- What you should do
Do not repeat pictures. Repeat exactly the lines of the listing below from its first line through the line with "import plotly.graph_objects as go".

- Data extract
········

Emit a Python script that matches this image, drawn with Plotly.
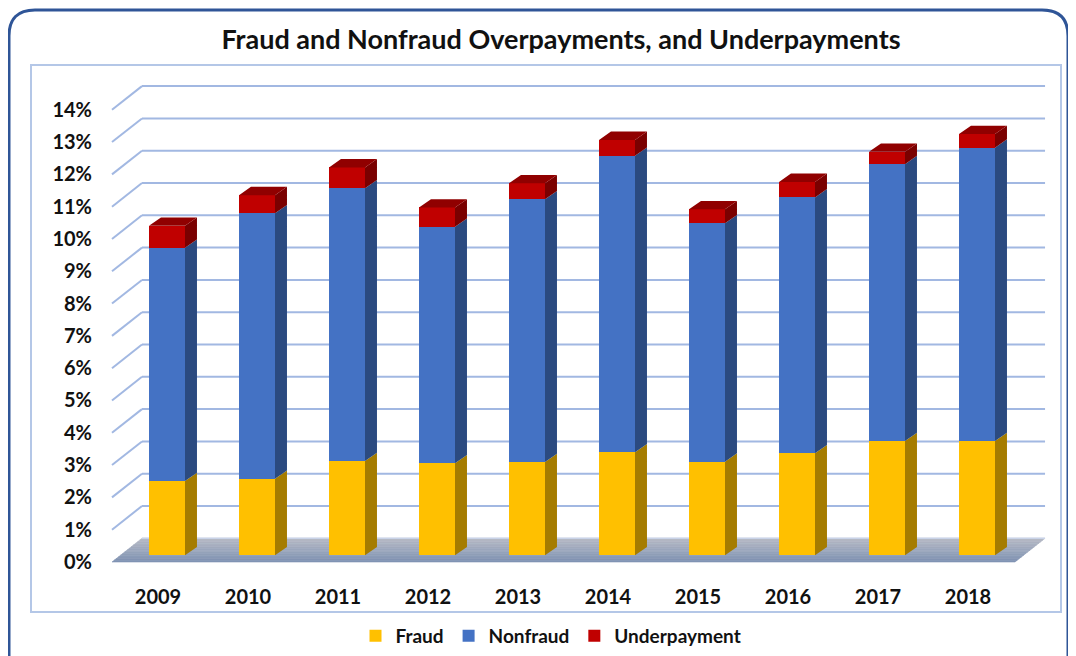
import plotly.graph_objects as go

# ---------------- data ----------------
years = ["2009", "2010", "2011", "2012", "2013", "2014", "2015", "2016", "2017", "2018"]
fraud = [2.30, 2.37, 2.92, 2.85, 2.89, 3.19, 2.90, 3.16, 3.54, 3.54]
nonfraud = [7.22, 8.22, 8.44, 7.32, 8.13, 9.18, 7.38, 7.92, 8.57, 9.08]
underpayment = [0.68, 0.56, 0.65, 0.60, 0.50, 0.49, 0.43, 0.48, 0.38, 0.42]
y_ticks = list(range(0, 15))
y_tick_labels = [f"{v}%" for v in y_ticks]

# ---------------- styling / geometry ----------------
OFF = 8                         # page body margin of the browser
W, H = 1076 - OFF, 656 - OFF
ML, MR, MT, MB = 100 - OFF, 0, 0, 75
PW, PH = W - ML - MR, H - MT - MB

BAR_W = 0.4
DX, DY = 0.133, 0.257          # 3-D depth of each bar (data units)
FLOOR_FRONT_Y, WALL_Y0 = -0.207, 0.526
FL_FRONT, WALL_L, WALL_R, FR_FRONT = -0.611, -0.278, 9.756, 9.422
LABEL_SHIFT = -0.1

C = dict(
    fraud="#FFC000", fraud_side="#A57C00",
    nonfraud="#4472C4", nonfraud_side="#2B4A80",
    under="#C00000", under_side="#7A0000", under_top="#900000",
    grid="#A2B8E2",
)

n = len(years)
xs = list(range(n))

fig = go.Figure()

# front faces (library bars)
fig.add_trace(go.Bar(name="Fraud", x=xs, y=fraud, width=BAR_W,
                     marker=dict(color=C["fraud"], line=dict(width=0))))
fig.add_trace(go.Bar(name="Nonfraud", x=xs, y=nonfraud, width=BAR_W,
                     marker=dict(color=C["nonfraud"], line=dict(width=0))))
fig.add_trace(go.Bar(name="Underpayment", x=xs, y=underpayment, width=BAR_W,
                     marker=dict(color=C["under"], line=dict(width=0))))


def side_polys(bottoms, tops):
    px, py = [], []
    for i in xs:
        xr = i + BAR_W / 2
        b, t = bottoms[i], tops[i]
        px += [xr, xr + DX, xr + DX, xr, xr, None]
        py += [b, b + DY, t + DY, t, b, None]
    return px, py


base0 = [0.0] * n
top_f = [fraud[i] for i in xs]
top_n = [fraud[i] + nonfraud[i] for i in xs]
top_u = [fraud[i] + nonfraud[i] + underpayment[i] for i in xs]

for (b, t, col) in [(base0, top_f, C["fraud_side"]),
                    (top_f, top_n, C["nonfraud_side"]),
                    (top_n, top_u, C["under_side"])]:
    px, py = side_polys(b, t)
    fig.add_trace(go.Scatter(x=px, y=py, mode="lines", fill="toself",
                             fillcolor=col, line=dict(width=0),
                             hoverinfo="skip", showlegend=False))

# top faces of the stacks
tx, ty = [], []
for i in xs:
    xl, xr = i - BAR_W / 2, i + BAR_W / 2
    t = top_u[i]
    tx += [xl, xr, xr + DX, xl + DX, xl, None]
    ty += [t, t, t + DY, t + DY, t, None]
fig.add_trace(go.Scatter(x=tx, y=ty, mode="lines", fill="toself",
                         fillcolor=C["under_top"], line=dict(width=0),
                         hoverinfo="skip", showlegend=False))

shapes = []


def lerp(a, b, t):
    return a + (b - a) * t


def hexrgb(h):
    h = h.lstrip("#")
    return tuple(int(h[k:k + 2], 16) for k in (0, 2, 4))


# floor with a vertical gradient (bands)
c_back, c_front = hexrgb("#B8BCC6"), hexrgb("#7F91B2")
NB = 14
for k in range(NB):
    t0, t1 = k / NB, (k + 1) / NB
    y0 = lerp(WALL_Y0, FLOOR_FRONT_Y, t0)
    y1 = lerp(WALL_Y0, FLOOR_FRONT_Y, t1)
    l0, l1 = lerp(WALL_L, FL_FRONT, t0), lerp(WALL_L, FL_FRONT, t1)
    r0, r1 = lerp(WALL_R, FR_FRONT, t0), lerp(WALL_R, FR_FRONT, t1)
    tm = (t0 + t1) / 2
    col = "rgb(%d,%d,%d)" % tuple(round(lerp(c_back[j], c_front[j], tm)) for j in range(3))
    shapes.append(dict(type="path", xref="x", yref="y", layer="below",
                       path=f"M{l0},{y0} L{r0},{y0} L{r1},{y1} L{l1},{y1} Z",
                       fillcolor=col, line=dict(width=0.6, color=col)))

# gridlines: back wall and left side
for v in y_ticks:
    if v > 0:
        shapes.append(dict(type="line", xref="x", yref="y", layer="below",
                           x0=WALL_L, x1=WALL_R, y0=WALL_Y0 + v, y1=WALL_Y0 + v,
                           line=dict(color=C["grid"], width=2)))
        shapes.append(dict(type="line", xref="x", yref="y", layer="below",
                           x0=FL_FRONT, x1=WALL_L, y0=FLOOR_FRONT_Y + v, y1=WALL_Y0 + v,
                           line=dict(color=C["grid"], width=2)))
    else:
        shapes.append(dict(type="line", xref="x", yref="y", layer="below",
                           x0=WALL_L, x1=WALL_R, y0=WALL_Y0, y1=WALL_Y0,
                           line=dict(color="#C9D3E8", width=1.5)))


# frames (screen pixel -> paper)
def pp(x, y):
    return (x - OFF - ML) / PW, (H - MB - (y - OFF)) / PH


def path_from(points):
    s = ""
    for cmd, pts in points:
        s += cmd + " ".join(f"{a:.5f},{b:.5f}" for a, b in (pp(*p) for p in pts)) + " "
    return s


L, T, R, B, r = 9, 10, 1068, 690, 26
outer = path_from([
    ("M", [(L, T + r)]), ("Q", [(L, T), (L + r, T)]), ("L", [(R - r, T)]),
    ("Q", [(R, T), (R, T + r)]), ("L", [(R, B - r)]), ("Q", [(R, B), (R - r, B)]),
    ("L", [(L + r, B)]), ("Q", [(L, B), (L, B - r)]), ("Z", []),
])
shapes.append(dict(type="path", xref="paper", yref="paper", path=outer,
                   line=dict(color="#2F5597", width=3), fillcolor="rgba(0,0,0,0)"))
x0p, y0p = pp(31, 65)
x1p, y1p = pp(1061, 612)
shapes.append(dict(type="rect", xref="paper", yref="paper", x0=x0p, y0=y1p, x1=x1p, y1=y0p,
                   line=dict(color="#B4C7E7", width=2), fillcolor="rgba(0,0,0,0)", layer="below"))

FONT = "Lato"
lx, ly = pp(551, 636)

fig.update_layout(
    width=W, height=H, autosize=False,
    margin=dict(l=ML, r=MR, t=MT, b=MB, pad=0),
    paper_bgcolor="white", plot_bgcolor="rgba(0,0,0,0)",
    barmode="stack", bargap=0,
    shapes=shapes,
    title=dict(text="Fraud and Nonfraud Overpayments, and Underpayments",
               x=(561 - OFF) / W, y=1 - (40 - OFF) / H, xanchor="center", yanchor="middle",
               font=dict(family=FONT, size=27, color="#111111", weight="bold")),
    xaxis=dict(range=[(100 - 167) / 90, (1076 - 167) / 90],
               tickvals=[i + LABEL_SHIFT for i in xs], ticktext=years,
               showgrid=False, zeroline=False, showline=False, ticks="",
               ticklabelstandoff=2,
               tickfont=dict(family=FONT, size=20, color="#111111", weight="bold"),
               fixedrange=True),
    yaxis=dict(range=[(555.3 - 581) / 32.3, (555.3 - OFF) / 32.3],
               tickvals=[v + FLOOR_FRONT_Y for v in y_ticks], ticktext=y_tick_labels,
               showgrid=False, zeroline=False, showline=False, ticks="",
               ticklabelstandoff=7,
               tickfont=dict(family=FONT, size=20, color="#111111", weight="bold"),
               fixedrange=True),
    legend=dict(orientation="h", x=lx, y=ly, xanchor="center", yanchor="middle",
                traceorder="normal", itemwidth=30,
                font=dict(family=FONT, size=19, color="#111111", weight="bold"),
                bgcolor="rgba(0,0,0,0)"),
    showlegend=True,
)

fig.write_html("out.html")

········

- Reply
Emit a Python script that matches this image, drawn with Plotly.
import plotly.graph_objects as go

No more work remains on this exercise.